Как обычно, слишком увлеченная размышлениями, я не заметила, что в кабинете, выделенном сыскарю, никого не осталось. Кроме самого сыскаря и его помощника.
Шербан ерзал на стуле, нетерпеливо крутил в руках карандаш и переводил любопытный взгляд с меня на своего начальник.
Тот задумчиво смотрел в окно. После ночной метели пушистый снег ярко сверкал на солнце. Дорожки еще не чистили и не протоптали. Еще одна причина, почему я задержалась.
Молчание затягивалось.
В тишине было слышно лишь сопение Шербана, да как скрипит пол под его стулом.
Наконец, Падуану повернулся ко мне.
– Вон бумага, ручка, чернила. – Он кивнул на стопку бумаги рядом с собой на столе. – Пишите все, что вчера видели.
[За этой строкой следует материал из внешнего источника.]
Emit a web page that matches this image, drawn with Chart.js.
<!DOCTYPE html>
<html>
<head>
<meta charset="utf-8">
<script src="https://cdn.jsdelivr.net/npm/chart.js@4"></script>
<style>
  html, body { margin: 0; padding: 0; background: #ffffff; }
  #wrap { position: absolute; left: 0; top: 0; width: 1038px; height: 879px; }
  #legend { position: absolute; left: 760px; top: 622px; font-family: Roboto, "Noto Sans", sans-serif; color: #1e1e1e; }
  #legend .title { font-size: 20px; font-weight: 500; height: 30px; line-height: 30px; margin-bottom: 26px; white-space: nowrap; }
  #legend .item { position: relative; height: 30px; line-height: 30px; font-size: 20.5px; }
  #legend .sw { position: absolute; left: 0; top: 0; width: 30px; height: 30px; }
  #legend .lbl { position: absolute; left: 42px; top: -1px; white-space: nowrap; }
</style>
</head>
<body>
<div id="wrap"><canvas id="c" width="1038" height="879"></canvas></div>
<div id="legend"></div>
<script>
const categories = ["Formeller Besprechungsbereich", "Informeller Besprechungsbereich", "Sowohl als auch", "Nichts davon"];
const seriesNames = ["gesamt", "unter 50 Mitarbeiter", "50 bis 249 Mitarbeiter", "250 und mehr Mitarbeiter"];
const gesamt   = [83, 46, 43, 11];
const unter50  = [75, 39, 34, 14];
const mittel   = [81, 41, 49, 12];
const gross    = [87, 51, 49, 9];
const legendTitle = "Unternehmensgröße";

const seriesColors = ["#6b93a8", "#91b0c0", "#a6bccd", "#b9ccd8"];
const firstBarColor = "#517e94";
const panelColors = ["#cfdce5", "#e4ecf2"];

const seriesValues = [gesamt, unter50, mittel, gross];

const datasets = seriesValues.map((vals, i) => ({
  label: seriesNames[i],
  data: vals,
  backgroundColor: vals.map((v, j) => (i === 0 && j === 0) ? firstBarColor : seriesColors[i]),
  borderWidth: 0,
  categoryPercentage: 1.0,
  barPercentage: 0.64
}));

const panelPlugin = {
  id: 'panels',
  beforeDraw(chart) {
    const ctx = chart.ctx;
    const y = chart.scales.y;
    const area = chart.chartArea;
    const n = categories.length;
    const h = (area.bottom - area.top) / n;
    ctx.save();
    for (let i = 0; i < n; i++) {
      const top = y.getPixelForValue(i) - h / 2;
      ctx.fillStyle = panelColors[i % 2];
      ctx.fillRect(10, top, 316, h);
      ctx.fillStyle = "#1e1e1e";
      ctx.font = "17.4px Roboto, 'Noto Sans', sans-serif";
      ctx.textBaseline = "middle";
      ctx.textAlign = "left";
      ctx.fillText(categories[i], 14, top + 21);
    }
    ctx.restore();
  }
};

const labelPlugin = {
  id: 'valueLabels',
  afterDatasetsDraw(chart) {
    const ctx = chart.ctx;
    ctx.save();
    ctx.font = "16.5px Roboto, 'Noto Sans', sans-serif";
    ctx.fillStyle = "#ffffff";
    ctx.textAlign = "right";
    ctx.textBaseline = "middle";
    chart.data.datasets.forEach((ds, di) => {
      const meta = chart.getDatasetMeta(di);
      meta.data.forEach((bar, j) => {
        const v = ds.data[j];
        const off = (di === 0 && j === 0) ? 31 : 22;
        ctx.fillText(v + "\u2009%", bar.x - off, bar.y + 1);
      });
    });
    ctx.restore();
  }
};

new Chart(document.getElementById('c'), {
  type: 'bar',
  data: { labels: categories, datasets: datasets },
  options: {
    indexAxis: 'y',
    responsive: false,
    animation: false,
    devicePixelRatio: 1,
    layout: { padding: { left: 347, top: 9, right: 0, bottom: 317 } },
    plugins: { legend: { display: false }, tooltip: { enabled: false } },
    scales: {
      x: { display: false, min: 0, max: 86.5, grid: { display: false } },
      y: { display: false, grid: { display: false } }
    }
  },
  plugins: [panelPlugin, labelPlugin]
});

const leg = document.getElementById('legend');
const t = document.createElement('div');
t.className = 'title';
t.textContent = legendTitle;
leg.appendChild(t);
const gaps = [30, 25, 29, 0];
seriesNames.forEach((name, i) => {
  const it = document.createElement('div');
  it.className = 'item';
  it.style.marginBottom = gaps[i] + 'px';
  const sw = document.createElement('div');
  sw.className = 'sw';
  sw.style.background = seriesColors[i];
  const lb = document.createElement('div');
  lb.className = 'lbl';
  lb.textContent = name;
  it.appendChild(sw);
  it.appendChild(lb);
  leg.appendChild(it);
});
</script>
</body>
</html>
Только факты, домыслов не надо.
Как пожелаете.
– Будет первичным заключением? – поинтересовалась я.
– Будет.
– А как же… – я хотела спросить правомочность таких моих записей, но он меня перебил:
– Остальное – не ваша забота.
Не моя, так не моя.
Написала все, как есть. И даже не выпачкалась в чернилах, не наставила клякс.
– Все? – спросила я и положила перед сыскарем записи.
– Все, – бросил он.
– Всего доброго, – кивнула я обоим. – Удачи в расследовании.
Шербан забавно раскрыл рот, округлили глаза и воскликнул:
– Но ведь…
Договорить ему не дал начальник.
– Всё-о-о, – протянул он.
Я с подозрением посмотрела на них, хмыкнула, пожав плечами, и развернулась к двери. Чудные.
Меня ждали люди и обыденные уже хлопоты, поэтому задерживаться не стала. Как бы любопытно мне ни было.
Вечером, привычно грея руки чашкой с чаем, вдыхая пряный аромат трав, я поняла – сыскарь от меня чего-то ждал. То ли определенной реакции, то ли заявления какого. Может быть просьбы. Он легко мог отправить цеду в столицу, выяснить, кто же я. И прийти к определенным выводам.
Вот только в той информации, что он мог получить обо мне, вряд ли было про мои припадки. Об этом знал только мой наставник, который поклялся, что никому не расскажет. И ему я поверила. Хотя был ещё один человек…
Жуткая насмешка судьбы настигла в тот момент, когда жизнь и без того сильно меня потрепала. Меня обвинили в том, чего я не делала, наказали, почти приглушив во мне Искру. Но самое страшное выяснилось, когда я вернулась в прозекторскую. Мне запретили применять медицинские инструменты к живым, на мертвых же запрета не было. Однако же при первом после суда вскрытии, хоть и в качестве помощницы, у меня случился припадок. Я упала на пол, начала биться в конвульсиях. Со стороны казалось, будто у меня эпилепсия. А вот внутри я ощущала жуткий страх, ужас, беспомощность. У меня случилась галлюцинация – привиделось, будто покойник вдруг ожил и напал на меня, пытаясь выцарапать глаза и сломать мне пальцы. «Ты не должна нас потрошить!» – рычал он. Галлюцинация оказалась слишком правдоподобной, чтобы я так легко могла избавиться от неё, отмахнуться, когда она все же прекратилась.